Guillermo had two paths to bis truer self; become a vampire which was his allegory for freedom in his sexuality or embrace being a vampire slayer.
Becoming a vampire is shown as a horrible thing he instantly regrets and he retreats far into the fucking closet after one minute of it, but he also isn’t a slayer. Season four he dresses nice, he dresses in a way that seems free and more comfortable and confident but then immediately goes back to dressing like a grandfather and following Nandor and the others as their slave/pet. Guillermo does not have a story where he comes out the other end changed, freed, living his true self.
I know we still have one more season to go, but the show has fumbled for five seasons and has constantly been openly scared of allowing him to actually come out.

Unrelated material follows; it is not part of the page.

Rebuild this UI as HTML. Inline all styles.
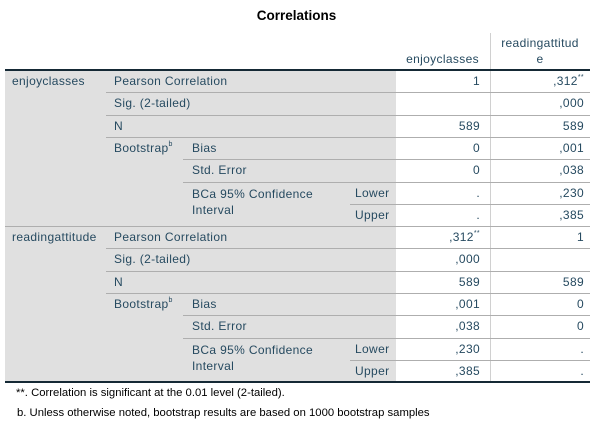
<!DOCTYPE html>
<html><head><meta charset="utf-8"><style>
body{margin:0;width:593px;height:433px;background:#fff;font-family:"Liberation Sans",Arial,sans-serif;font-size:12px;color:#264a60;position:relative;overflow:hidden}
div{position:absolute;box-sizing:border-box}
.t{white-space:nowrap;line-height:14px;letter-spacing:0.35px}
.r{text-align:right}
.hl{height:1px;background:#aeaeae}
sup{font-size:7px;vertical-align:top;position:relative;top:-3px}
.fn{letter-spacing:0;font-size:11.3px}
</style></head><body>
<div class="t" style="left:0;width:593px;top:9px;text-align:center;font-weight:bold;font-size:13.5px;color:#000;letter-spacing:0">Correlations</div>
<div class="t r" style="left:396px;width:83px;top:52px">enjoyclasses</div>
<div class="t" style="left:490px;width:100px;top:35px;text-align:center;white-space:normal;line-height:16px">readingattitud<br>e</div>
<div style="left:490px;top:33px;width:1px;height:37px;background:#d0d0d0"></div>
<div style="left:5px;top:70px;width:391px;height:312px;background:#e0e0e0"></div>
<div style="left:490px;top:70px;width:1px;height:312px;background:#d0d0d0"></div>
<div style="left:5px;top:69px;width:585px;height:2px;background:#152935"></div>
<div style="left:5px;top:381px;width:585px;height:2px;background:#152935"></div>
<div class="t fn" style="left:16px;top:386px;color:#000">**. Correlation is significant at the 0.01 level (2-tailed).</div>
<div class="t fn" style="left:17px;top:406px;color:#000">b. Unless otherwise noted, bootstrap results are based on 1000 bootstrap samples</div>
<script>
const vars=['enjoyclasses','readingattitude'];
const sec1c1=['1','','589','0','0','.','.'];
const sec1c2=[',312**',',000','589',',001',',038',',230',',385'];
const sec2c1=[',312**',',000','589',',001',',038',',230',',385'];
const sec2c2=['1','','589','0','0','.','.'];
const rh=22.3, top0=70;
const host=document.body;
function mk(cls,style,html){const d=document.createElement('div');d.className=cls;d.style.cssText=style;d.innerHTML=html||'';host.appendChild(d);return d;}
function fmt(v){return v.replace('**','<sup>**</sup>');}
vars.forEach((v,s)=>{
  const y0=top0+s*7*rh;
  const c1=s?sec2c1:sec1c1, c2=s?sec2c2:sec1c2;
  let e=mk('t',`left:12px;top:${y0+4}px`,v);
  
  
  const labels=['Pearson Correlation','Sig. (2-tailed)','N'];
  labels.forEach((l,i)=>{e=mk('t',`left:114px;top:${y0+i*rh+4}px`,l);
    
    });
  e=mk('t',`left:114px;top:${y0+3*rh+4}px`,'Bootstrap<sup>b</sup>');
  
  
  ['Bias','Std. Error'].forEach((l,i)=>{e=mk('t',`left:192px;top:${y0+(3+i)*rh+4}px`,l);
    
    });
  e=mk('t',`left:192px;top:${y0+5*rh+4}px;line-height:16px`,'BCa 95% Confidence<br>Interval');
  
  
  ['Lower','Upper'].forEach((l,i)=>{e=mk('t',`left:355px;top:${y0+(5+i)*rh+4}px`,l);
    
    });
  for(let i=0;i<7;i++){
    const y=y0+i*rh;
    e=mk('t r',`left:396px;width:84px;top:${y+4}px`,fmt(c1[i]));
    
    
    e=mk('t r',`left:490px;width:94px;top:${y+4}px`,fmt(c2[i]));
    
    
    if(i>0){
      const x=i<=3?106:(i<=5?183:350);
      e=mk('hl',`left:${x}px;top:${Math.round(y)}px;width:${590-x}px`);
      
      
    }
  }
  if(s==1){e=mk('hl',`left:5px;top:${Math.round(y0)}px;width:585px`);
    
    }
});
</script>
</body></html>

Which is frustrating because out of the shows listed here it is the one where everybody involved, Simms especially never shuts the fuck up about it being the most gay show to ever gay give us a trophy for being gay.
This isn’t about romance in Shadows or any of these shows either, this is solely about the allegory of the queer experience, of finding peace and freedom in who you really want to be and how Shadows keeps a firm chokehold on its characters refusing to let them change.